### INSTRUCTIONS TO FOLLOW
Print the data exactly as it is given, please.

_ _ _

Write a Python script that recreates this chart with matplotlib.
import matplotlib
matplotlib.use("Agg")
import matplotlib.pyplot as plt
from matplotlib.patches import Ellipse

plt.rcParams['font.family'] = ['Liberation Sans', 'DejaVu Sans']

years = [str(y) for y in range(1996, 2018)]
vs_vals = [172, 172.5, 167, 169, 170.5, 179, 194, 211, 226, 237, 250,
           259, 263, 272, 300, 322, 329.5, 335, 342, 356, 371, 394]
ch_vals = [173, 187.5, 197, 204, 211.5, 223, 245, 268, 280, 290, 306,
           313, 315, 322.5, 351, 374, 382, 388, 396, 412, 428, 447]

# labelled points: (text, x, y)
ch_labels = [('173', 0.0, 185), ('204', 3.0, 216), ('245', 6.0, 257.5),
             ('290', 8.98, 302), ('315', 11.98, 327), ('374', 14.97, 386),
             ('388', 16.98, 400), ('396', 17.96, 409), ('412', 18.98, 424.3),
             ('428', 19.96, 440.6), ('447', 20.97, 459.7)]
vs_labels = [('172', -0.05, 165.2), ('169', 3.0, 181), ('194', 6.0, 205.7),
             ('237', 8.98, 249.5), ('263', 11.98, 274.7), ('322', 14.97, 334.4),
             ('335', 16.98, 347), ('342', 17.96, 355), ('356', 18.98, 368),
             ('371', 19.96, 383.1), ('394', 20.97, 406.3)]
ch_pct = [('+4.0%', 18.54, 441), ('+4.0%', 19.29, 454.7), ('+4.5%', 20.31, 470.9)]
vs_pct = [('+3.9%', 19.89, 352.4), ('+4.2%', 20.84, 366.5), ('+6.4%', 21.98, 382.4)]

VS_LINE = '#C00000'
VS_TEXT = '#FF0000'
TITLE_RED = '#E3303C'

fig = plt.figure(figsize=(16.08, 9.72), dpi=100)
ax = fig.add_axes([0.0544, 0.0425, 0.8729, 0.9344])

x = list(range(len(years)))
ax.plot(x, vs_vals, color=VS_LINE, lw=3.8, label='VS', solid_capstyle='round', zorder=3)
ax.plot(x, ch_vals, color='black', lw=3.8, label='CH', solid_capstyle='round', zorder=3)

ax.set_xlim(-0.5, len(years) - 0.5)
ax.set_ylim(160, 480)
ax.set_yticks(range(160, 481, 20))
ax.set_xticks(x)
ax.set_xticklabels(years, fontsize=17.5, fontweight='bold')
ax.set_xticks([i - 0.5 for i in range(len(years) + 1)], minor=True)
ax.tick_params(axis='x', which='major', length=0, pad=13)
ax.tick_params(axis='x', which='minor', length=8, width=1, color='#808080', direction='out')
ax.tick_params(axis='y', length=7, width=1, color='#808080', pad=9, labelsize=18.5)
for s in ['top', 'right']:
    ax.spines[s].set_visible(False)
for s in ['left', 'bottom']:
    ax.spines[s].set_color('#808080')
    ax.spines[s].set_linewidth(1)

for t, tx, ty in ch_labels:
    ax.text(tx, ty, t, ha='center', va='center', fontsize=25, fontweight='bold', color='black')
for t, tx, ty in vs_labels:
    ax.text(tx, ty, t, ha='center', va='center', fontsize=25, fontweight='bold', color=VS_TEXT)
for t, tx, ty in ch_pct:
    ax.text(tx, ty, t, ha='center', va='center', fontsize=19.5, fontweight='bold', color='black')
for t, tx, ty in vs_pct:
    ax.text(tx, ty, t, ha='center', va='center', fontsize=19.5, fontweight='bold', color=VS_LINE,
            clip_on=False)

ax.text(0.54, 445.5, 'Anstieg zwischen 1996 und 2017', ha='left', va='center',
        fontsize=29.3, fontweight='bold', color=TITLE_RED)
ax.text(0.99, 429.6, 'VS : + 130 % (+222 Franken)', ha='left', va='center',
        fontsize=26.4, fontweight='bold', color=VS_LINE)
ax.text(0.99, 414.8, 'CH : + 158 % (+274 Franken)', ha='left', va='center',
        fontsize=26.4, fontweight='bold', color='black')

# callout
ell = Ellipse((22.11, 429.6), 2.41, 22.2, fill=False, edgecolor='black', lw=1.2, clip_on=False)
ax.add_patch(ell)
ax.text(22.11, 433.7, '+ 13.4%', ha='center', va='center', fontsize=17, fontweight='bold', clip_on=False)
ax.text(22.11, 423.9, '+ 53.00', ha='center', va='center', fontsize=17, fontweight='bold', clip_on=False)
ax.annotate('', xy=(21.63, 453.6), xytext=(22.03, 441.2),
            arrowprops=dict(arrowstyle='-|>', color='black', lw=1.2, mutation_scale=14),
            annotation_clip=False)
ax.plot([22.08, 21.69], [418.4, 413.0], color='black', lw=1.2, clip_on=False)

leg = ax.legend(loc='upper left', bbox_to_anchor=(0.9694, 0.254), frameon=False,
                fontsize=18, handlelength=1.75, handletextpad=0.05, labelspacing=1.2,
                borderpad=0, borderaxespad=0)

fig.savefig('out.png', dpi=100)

_ _ _

### OUTPUT
Write a Python script that recreates this chart with matplotlib.
import matplotlib
matplotlib.use("Agg")
import matplotlib.pyplot as plt
from matplotlib.patches import Ellipse

plt.rcParams['font.family'] = ['Liberation Sans', 'DejaVu Sans']

years = [str(y) for y in range(1996, 2018)]
vs_vals = [172, 172.5, 167, 169, 170.5, 179, 194, 211, 226, 237, 250,
           259, 263, 272, 300, 322, 329.5, 335, 342, 356, 371, 394]
ch_vals = [173, 187.5, 197, 204, 211.5, 223, 245, 268, 280, 290, 306,
           313, 315, 322.5, 351, 374, 382, 388, 396, 412, 428, 447]

# labelled points: (text, x, y)
ch_labels = [('173', 0.0, 185), ('204', 3.0, 216), ('245', 6.0, 257.5),
             ('290', 8.98, 302), ('315', 11.98, 327), ('374', 14.97, 386),
             ('388', 16.98, 400), ('396', 17.96, 409), ('412', 18.98, 424.3),
             ('428', 19.96, 440.6), ('447', 20.97, 459.7)]
vs_labels = [('172', -0.05, 165.2), ('169', 3.0, 181), ('194', 6.0, 205.7),
             ('237', 8.98, 249.5), ('263', 11.98, 274.7), ('322', 14.97, 334.4),
             ('335', 16.98, 347), ('342', 17.96, 355), ('356', 18.98, 368),
             ('371', 19.96, 383.1), ('394', 20.97, 406.3)]
ch_pct = [('+4.0%', 18.54, 441), ('+4.0%', 19.29, 454.7), ('+4.5%', 20.31, 470.9)]
vs_pct = [('+3.9%', 19.89, 352.4), ('+4.2%', 20.84, 366.5), ('+6.4%', 21.98, 382.4)]

VS_LINE = '#C00000'
VS_TEXT = '#FF0000'
TITLE_RED = '#E3303C'

fig = plt.figure(figsize=(16.08, 9.72), dpi=100)
ax = fig.add_axes([0.0544, 0.0425, 0.8729, 0.9344])

x = list(range(len(years)))
ax.plot(x, vs_vals, color=VS_LINE, lw=3.8, label='VS', solid_capstyle='round', zorder=3)
ax.plot(x, ch_vals, color='black', lw=3.8, label='CH', solid_capstyle='round', zorder=3)

ax.set_xlim(-0.5, len(years) - 0.5)
ax.set_ylim(160, 480)
ax.set_yticks(range(160, 481, 20))
ax.set_xticks(x)
ax.set_xticklabels(years, fontsize=17.5, fontweight='bold')
ax.set_xticks([i - 0.5 for i in range(len(years) + 1)], minor=True)
ax.tick_params(axis='x', which='major', length=0, pad=13)
ax.tick_params(axis='x', which='minor', length=8, width=1, color='#808080', direction='out')
ax.tick_params(axis='y', length=7, width=1, color='#808080', pad=9, labelsize=18.5)
for s in ['top', 'right']:
    ax.spines[s].set_visible(False)
for s in ['left', 'bottom']:
    ax.spines[s].set_color('#808080')
    ax.spines[s].set_linewidth(1)

for t, tx, ty in ch_labels:
    ax.text(tx, ty, t, ha='center', va='center', fontsize=25, fontweight='bold', color='black')
for t, tx, ty in vs_labels:
    ax.text(tx, ty, t, ha='center', va='center', fontsize=25, fontweight='bold', color=VS_TEXT)
for t, tx, ty in ch_pct:
    ax.text(tx, ty, t, ha='center', va='center', fontsize=19.5, fontweight='bold', color='black')
for t, tx, ty in vs_pct:
    ax.text(tx, ty, t, ha='center', va='center', fontsize=19.5, fontweight='bold', color=VS_LINE,
            clip_on=False)

ax.text(0.54, 445.5, 'Anstieg zwischen 1996 und 2017', ha='left', va='center',
        fontsize=29.3, fontweight='bold', color=TITLE_RED)
ax.text(0.99, 429.6, 'VS : + 130 % (+222 Franken)', ha='left', va='center',
        fontsize=26.4, fontweight='bold', color=VS_LINE)
ax.text(0.99, 414.8, 'CH : + 158 % (+274 Franken)', ha='left', va='center',
        fontsize=26.4, fontweight='bold', color='black')

# callout
ell = Ellipse((22.11, 429.6), 2.41, 22.2, fill=False, edgecolor='black', lw=1.2, clip_on=False)
ax.add_patch(ell)
ax.text(22.11, 433.7, '+ 13.4%', ha='center', va='center', fontsize=17, fontweight='bold', clip_on=False)
ax.text(22.11, 423.9, '+ 53.00', ha='center', va='center', fontsize=17, fontweight='bold', clip_on=False)
ax.annotate('', xy=(21.63, 453.6), xytext=(22.03, 441.2),
            arrowprops=dict(arrowstyle='-|>', color='black', lw=1.2, mutation_scale=14),
            annotation_clip=False)
ax.plot([22.08, 21.69], [418.4, 413.0], color='black', lw=1.2, clip_on=False)

leg = ax.legend(loc='upper left', bbox_to_anchor=(0.9694, 0.254), frameon=False,
                fontsize=18, handlelength=1.75, handletextpad=0.05, labelspacing=1.2,
                borderpad=0, borderaxespad=0)

fig.savefig('out.png', dpi=100)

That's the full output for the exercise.